Records shown =
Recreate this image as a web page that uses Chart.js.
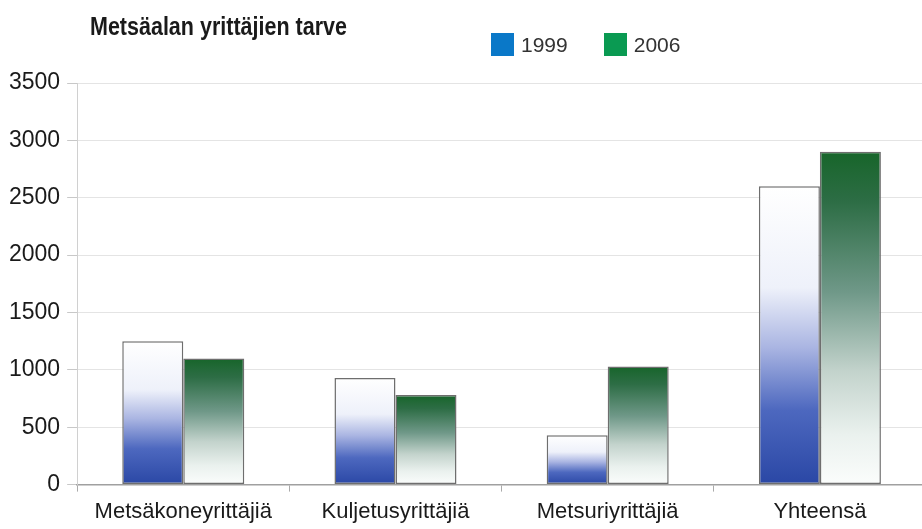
<!DOCTYPE html>
<html>
<head>
<meta charset="utf-8">
<script src="https://cdn.jsdelivr.net/npm/chart.js@4/dist/chart.umd.min.js"></script>
<style>
  body { margin: 0; background: #fff; }
  #wrap { position: relative; width: 922px; height: 529px; overflow: hidden; }
  #chart { position: absolute; left: 0; top: 0; }
  .title {
    position: absolute; left: 90px; top: 12px;
    font-family: "Liberation Sans", sans-serif;
    font-weight: bold; font-size: 25px; color: #1a1a1a; white-space: nowrap;
    transform: scaleX(0.86); transform-origin: left top;
  }
  .legend {
    position: absolute; top: 33px; left: 491px;
    font-family: "Liberation Sans", sans-serif; font-size: 21px; color: #333;
    display: flex; align-items: center;
  }
  .legend span.box { display: inline-block; width: 23px; height: 23px; margin-right: 7px; }
  .legend span.txt { margin-right: 36px; line-height: 23px; }
</style>
</head>
<body>
<div id="wrap">
  <canvas id="chart" width="926" height="532"></canvas>
  <div class="title">Metsäalan yrittäjien tarve</div>
  <div class="legend">
    <span class="box" style="background:#0a78c8"></span><span class="txt">1999</span>
    <span class="box" style="background:#0a9a52"></span><span class="txt">2006</span>
  </div>
</div>
<script>
// chart data
const categories = ['Metsäkoneyrittäjiä', 'Kuljetusyrittäjiä', 'Metsuriyrittäjiä', 'Yhteensä'];
const values1999 = [1250, 930, 430, 2600];
const values2006 = [1100, 780, 1030, 2900];
const yTicks = [0, 500, 1000, 1500, 2000, 2500, 3000, 3500];

const blueStops = [[0, '#ffffff'], [0.34, '#eef1fa'], [0.54, '#aab5e2'], [0.75, '#4d68bf'], [1, '#2a47a5']];
const greenStops = [[0, '#17652a'], [0.15, '#2d6d45'], [0.42, '#6f9888'], [0.66, '#c3d3cc'], [0.85, '#eaf1ee'], [1, '#fbfdfc']];

// gradient from the top of each bar down to zero
function barGradient(ctx, stops) {
    const chart = ctx.chart;
    if (!chart.chartArea || ctx.type !== 'data') return stops[stops.length - 1][1];
    const y = chart.scales.y;
    const top = y.getPixelForValue(ctx.raw);
    const bottom = y.getPixelForValue(0);
    const g = chart.ctx.createLinearGradient(0, top, 0, bottom);
    stops.forEach(s => g.addColorStop(s[0], s[1]));
    return g;
}

new Chart(document.getElementById('chart'), {
    type: 'bar',
    data: {
        labels: categories,
        datasets: [{
            label: '1999',
            data: values1999,
            backgroundColor: ctx => barGradient(ctx, blueStops),
            borderColor: '#6e6e6e',
            borderWidth: 1.5,
            borderSkipped: false
        }, {
            label: '2006',
            data: values2006,
            backgroundColor: ctx => barGradient(ctx, greenStops),
            borderColor: '#6e6e6e',
            borderWidth: 1.5,
            borderSkipped: false
        }]
    },
    options: {
        responsive: false,
        animation: false,
        devicePixelRatio: 1,
        layout: { padding: { top: 83, left: 2, right: 0, bottom: 0 } },
        datasets: { bar: { categoryPercentage: 0.575, barPercentage: 1.0 } },
        plugins: {
            legend: { display: false },
            tooltip: { enabled: false }
        },
        scales: {
            x: {
                grid: { drawOnChartArea: false, drawTicks: true, tickLength: 7, color: '#aaaaaa' },
                border: { color: '#a0a0a0', width: 1.5 },
                ticks: {
                    color: '#1a1a1a', padding: 7,
                    font: { family: 'Liberation Sans', size: 22 }
                }
            },
            y: {
                min: 0,
                max: 3500,
                afterBuildTicks: axis => { axis.ticks = yTicks.map(v => ({ value: v })); },
                grid: { color: '#e4e4e4', tickLength: 10, tickColor: '#c8c8c8' },
                border: { color: '#d0d0d0' },
                ticks: {
                    color: '#1a1a1a', padding: 7,
                    font: { family: 'Liberation Sans', size: 23 },
                    callback: v => String(v)
                }
            }
        }
    }
});
</script>
</body>
</html>
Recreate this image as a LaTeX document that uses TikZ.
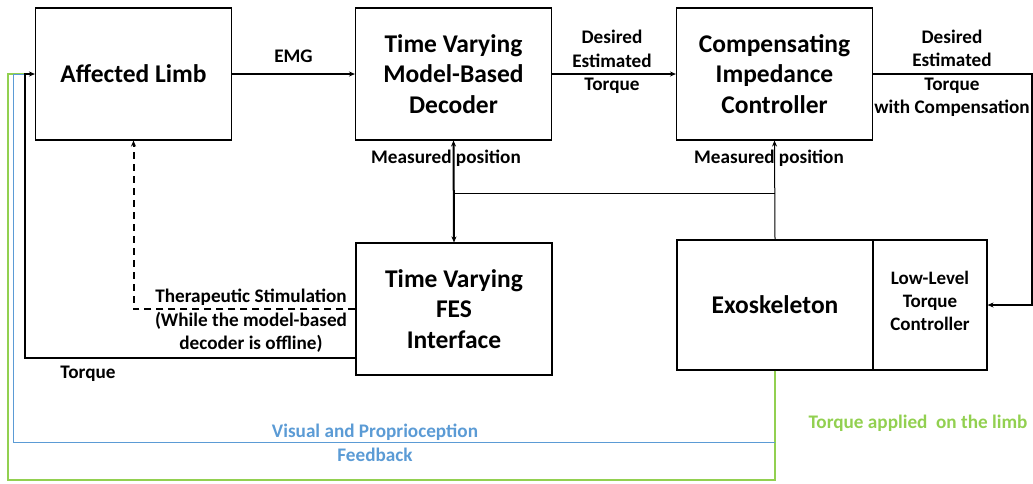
\documentclass[tikz,border=0pt]{standalone}
\usepackage{fontspec}
\setmainfont{Carlito}
\usetikzlibrary{arrows.meta}
\definecolor{fbblue}{RGB}{91,155,213}
\definecolor{fbgreen}{RGB}{146,208,80}
\begin{document}
\begin{tikzpicture}[x=1pt,y=-1pt,
  blk/.style={draw,line width=1.1pt,minimum width=196pt,minimum height=132pt,inner sep=0pt,align=center,font=\fontsize{25.5}{30.5}\selectfont\bfseries},
  lbl/.style={align=center,inner sep=0pt,font=\fontsize{19.2}{23.5}\selectfont\bfseries},
  arr/.style={-{Stealth[length=6pt,width=5pt]}},
  thick line/.style={line width=2pt}]
\useasboundingbox (0,0) rectangle (1033,483);
\node[blk] (limb) at (133.5,74) {Affected Limb};
\node[blk] (dec) at (453.5,74) {Time Varying\\Model-Based\\Decoder};
\node[blk] (comp) at (774.5,74) {Compensating\\Impedance\\Controller};
\node[blk] (fes) at (454,309) {Time Varying\\FES\\Interface};
\node[blk,minimum height=130pt] (exo) at (775,305) {Exoskeleton};
\node[blk,minimum width=114pt,minimum height=130pt,font=\fontsize{19}{23}\selectfont\bfseries] (low) at (930,305) {Low-Level\\Torque\\Controller\\[-15pt]\mbox{}};
\coordinate (rc) at (1032,74);
\coordinate (j1) at (453.5,193);
\coordinate (j2) at (775,193);
\coordinate (tq) at (356,358);
\coordinate (tc) at (25,358);
\coordinate (ta) at (25,74);
\coordinate (b1) at (775,442);
\coordinate (b2) at (13,442);
\coordinate (b3) at (13,74);
\coordinate (g1) at (775,480);
\coordinate (g2) at (8,480);
\coordinate (g3) at (8,74);
% feedback lines
\draw[fbgreen,line width=2.5pt] (exo.south) -- (g1) -- (g2) -- (g3) -- (ta);
\draw[fbblue,line width=1pt] (b1) -- (b2) -- (b3) -- (ta);
% main connectors
\draw[thick line,arr] (limb.east) -- (dec.west) node[lbl,midway,above=10pt] {EMG};
\draw[thick line,arr] (dec.east) -- (comp.west);
\node[lbl] at (612,62) {Desired\\Estimated\\Torque};
\draw[thick line,arr] (comp.east) -- (rc) -- (rc |- low.east) -- (low.east);
\node[lbl] at (952,73.5) {Desired\\Estimated\\Torque\\with Compensation};
\draw[thick line,{Stealth[length=6pt,width=5pt]}-{Stealth[length=6pt,width=5pt]}] (dec.south) -- (fes.north);
\draw[line width=1pt,arr] (exo.north) -- (comp.south);
\draw[line width=1pt] (j1) -- (j2);
\node[lbl] at (446,158) {Measured position};
\node[lbl] at (769,158) {Measured position};
\draw[thick line,arr] (tq) -- (tc) -- (ta) -- (limb.west);
\draw[thick line,dashed,dash pattern=on 7pt off 5pt,arr] (fes.west) -| (limb.south);
\node[lbl] at (251,321) {Therapeutic Stimulation\\(While the model-based\\decoder is offline)};
\node[lbl] at (88,374) {Torque};
\node[lbl,text=fbblue] at (375,443) {Visual and Proprioception\\Feedback};
\node[lbl,text=fbgreen] at (918,423) {Torque applied\ \ on the limb};
\end{tikzpicture}
\end{document}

Aim of the task = Print all of the records shown above exactly, leaving out each picture.

The reply =
Recreate this image as a web page that uses Chart.js.
<!DOCTYPE html>
<html>
<head>
<meta charset="utf-8">
<script src="https://cdn.jsdelivr.net/npm/chart.js@4/dist/chart.umd.min.js"></script>
<style>
  body { margin: 0; background: #fff; }
  #wrap { position: relative; width: 922px; height: 529px; overflow: hidden; }
  #chart { position: absolute; left: 0; top: 0; }
  .title {
    position: absolute; left: 90px; top: 12px;
    font-family: "Liberation Sans", sans-serif;
    font-weight: bold; font-size: 25px; color: #1a1a1a; white-space: nowrap;
    transform: scaleX(0.86); transform-origin: left top;
  }
  .legend {
    position: absolute; top: 33px; left: 491px;
    font-family: "Liberation Sans", sans-serif; font-size: 21px; color: #333;
    display: flex; align-items: center;
  }
  .legend span.box { display: inline-block; width: 23px; height: 23px; margin-right: 7px; }
  .legend span.txt { margin-right: 36px; line-height: 23px; }
</style>
</head>
<body>
<div id="wrap">
  <canvas id="chart" width="926" height="532"></canvas>
  <div class="title">Metsäalan yrittäjien tarve</div>
  <div class="legend">
    <span class="box" style="background:#0a78c8"></span><span class="txt">1999</span>
    <span class="box" style="background:#0a9a52"></span><span class="txt">2006</span>
  </div>
</div>
<script>
// chart data
const categories = ['Metsäkoneyrittäjiä', 'Kuljetusyrittäjiä', 'Metsuriyrittäjiä', 'Yhteensä'];
const values1999 = [1250, 930, 430, 2600];
const values2006 = [1100, 780, 1030, 2900];
const yTicks = [0, 500, 1000, 1500, 2000, 2500, 3000, 3500];

const blueStops = [[0, '#ffffff'], [0.34, '#eef1fa'], [0.54, '#aab5e2'], [0.75, '#4d68bf'], [1, '#2a47a5']];
const greenStops = [[0, '#17652a'], [0.15, '#2d6d45'], [0.42, '#6f9888'], [0.66, '#c3d3cc'], [0.85, '#eaf1ee'], [1, '#fbfdfc']];

// gradient from the top of each bar down to zero
function barGradient(ctx, stops) {
    const chart = ctx.chart;
    if (!chart.chartArea || ctx.type !== 'data') return stops[stops.length - 1][1];
    const y = chart.scales.y;
    const top = y.getPixelForValue(ctx.raw);
    const bottom = y.getPixelForValue(0);
    const g = chart.ctx.createLinearGradient(0, top, 0, bottom);
    stops.forEach(s => g.addColorStop(s[0], s[1]));
    return g;
}

new Chart(document.getElementById('chart'), {
    type: 'bar',
    data: {
        labels: categories,
        datasets: [{
            label: '1999',
            data: values1999,
            backgroundColor: ctx => barGradient(ctx, blueStops),
            borderColor: '#6e6e6e',
            borderWidth: 1.5,
            borderSkipped: false
        }, {
            label: '2006',
            data: values2006,
            backgroundColor: ctx => barGradient(ctx, greenStops),
            borderColor: '#6e6e6e',
            borderWidth: 1.5,
            borderSkipped: false
        }]
    },
    options: {
        responsive: false,
        animation: false,
        devicePixelRatio: 1,
        layout: { padding: { top: 83, left: 2, right: 0, bottom: 0 } },
        datasets: { bar: { categoryPercentage: 0.575, barPercentage: 1.0 } },
        plugins: {
            legend: { display: false },
            tooltip: { enabled: false }
        },
        scales: {
            x: {
                grid: { drawOnChartArea: false, drawTicks: true, tickLength: 7, color: '#aaaaaa' },
                border: { color: '#a0a0a0', width: 1.5 },
                ticks: {
                    color: '#1a1a1a', padding: 7,
                    font: { family: 'Liberation Sans', size: 22 }
                }
            },
            y: {
                min: 0,
                max: 3500,
                afterBuildTicks: axis => { axis.ticks = yTicks.map(v => ({ value: v })); },
                grid: { color: '#e4e4e4', tickLength: 10, tickColor: '#c8c8c8' },
                border: { color: '#d0d0d0' },
                ticks: {
                    color: '#1a1a1a', padding: 7,
                    font: { family: 'Liberation Sans', size: 23 },
                    callback: v => String(v)
                }
            }
        }
    }
});
</script>
</body>
</html>
Recreate this image as a LaTeX document that uses TikZ.
\documentclass[tikz,border=0pt]{standalone}
\usepackage{fontspec}
\setmainfont{Carlito}
\usetikzlibrary{arrows.meta}
\definecolor{fbblue}{RGB}{91,155,213}
\definecolor{fbgreen}{RGB}{146,208,80}
\begin{document}
\begin{tikzpicture}[x=1pt,y=-1pt,
  blk/.style={draw,line width=1.1pt,minimum width=196pt,minimum height=132pt,inner sep=0pt,align=center,font=\fontsize{25.5}{30.5}\selectfont\bfseries},
  lbl/.style={align=center,inner sep=0pt,font=\fontsize{19.2}{23.5}\selectfont\bfseries},
  arr/.style={-{Stealth[length=6pt,width=5pt]}},
  thick line/.style={line width=2pt}]
\useasboundingbox (0,0) rectangle (1033,483);
\node[blk] (limb) at (133.5,74) {Affected Limb};
\node[blk] (dec) at (453.5,74) {Time Varying\\Model-Based\\Decoder};
\node[blk] (comp) at (774.5,74) {Compensating\\Impedance\\Controller};
\node[blk] (fes) at (454,309) {Time Varying\\FES\\Interface};
\node[blk,minimum height=130pt] (exo) at (775,305) {Exoskeleton};
\node[blk,minimum width=114pt,minimum height=130pt,font=\fontsize{19}{23}\selectfont\bfseries] (low) at (930,305) {Low-Level\\Torque\\Controller\\[-15pt]\mbox{}};
\coordinate (rc) at (1032,74);
\coordinate (j1) at (453.5,193);
\coordinate (j2) at (775,193);
\coordinate (tq) at (356,358);
\coordinate (tc) at (25,358);
\coordinate (ta) at (25,74);
\coordinate (b1) at (775,442);
\coordinate (b2) at (13,442);
\coordinate (b3) at (13,74);
\coordinate (g1) at (775,480);
\coordinate (g2) at (8,480);
\coordinate (g3) at (8,74);
% feedback lines
\draw[fbgreen,line width=2.5pt] (exo.south) -- (g1) -- (g2) -- (g3) -- (ta);
\draw[fbblue,line width=1pt] (b1) -- (b2) -- (b3) -- (ta);
% main connectors
\draw[thick line,arr] (limb.east) -- (dec.west) node[lbl,midway,above=10pt] {EMG};
\draw[thick line,arr] (dec.east) -- (comp.west);
\node[lbl] at (612,62) {Desired\\Estimated\\Torque};
\draw[thick line,arr] (comp.east) -- (rc) -- (rc |- low.east) -- (low.east);
\node[lbl] at (952,73.5) {Desired\\Estimated\\Torque\\with Compensation};
\draw[thick line,{Stealth[length=6pt,width=5pt]}-{Stealth[length=6pt,width=5pt]}] (dec.south) -- (fes.north);
\draw[line width=1pt,arr] (exo.north) -- (comp.south);
\draw[line width=1pt] (j1) -- (j2);
\node[lbl] at (446,158) {Measured position};
\node[lbl] at (769,158) {Measured position};
\draw[thick line,arr] (tq) -- (tc) -- (ta) -- (limb.west);
\draw[thick line,dashed,dash pattern=on 7pt off 5pt,arr] (fes.west) -| (limb.south);
\node[lbl] at (251,321) {Therapeutic Stimulation\\(While the model-based\\decoder is offline)};
\node[lbl] at (88,374) {Torque};
\node[lbl,text=fbblue] at (375,443) {Visual and Proprioception\\Feedback};
\node[lbl,text=fbgreen] at (918,423) {Torque applied\ \ on the limb};
\end{tikzpicture}
\end{document}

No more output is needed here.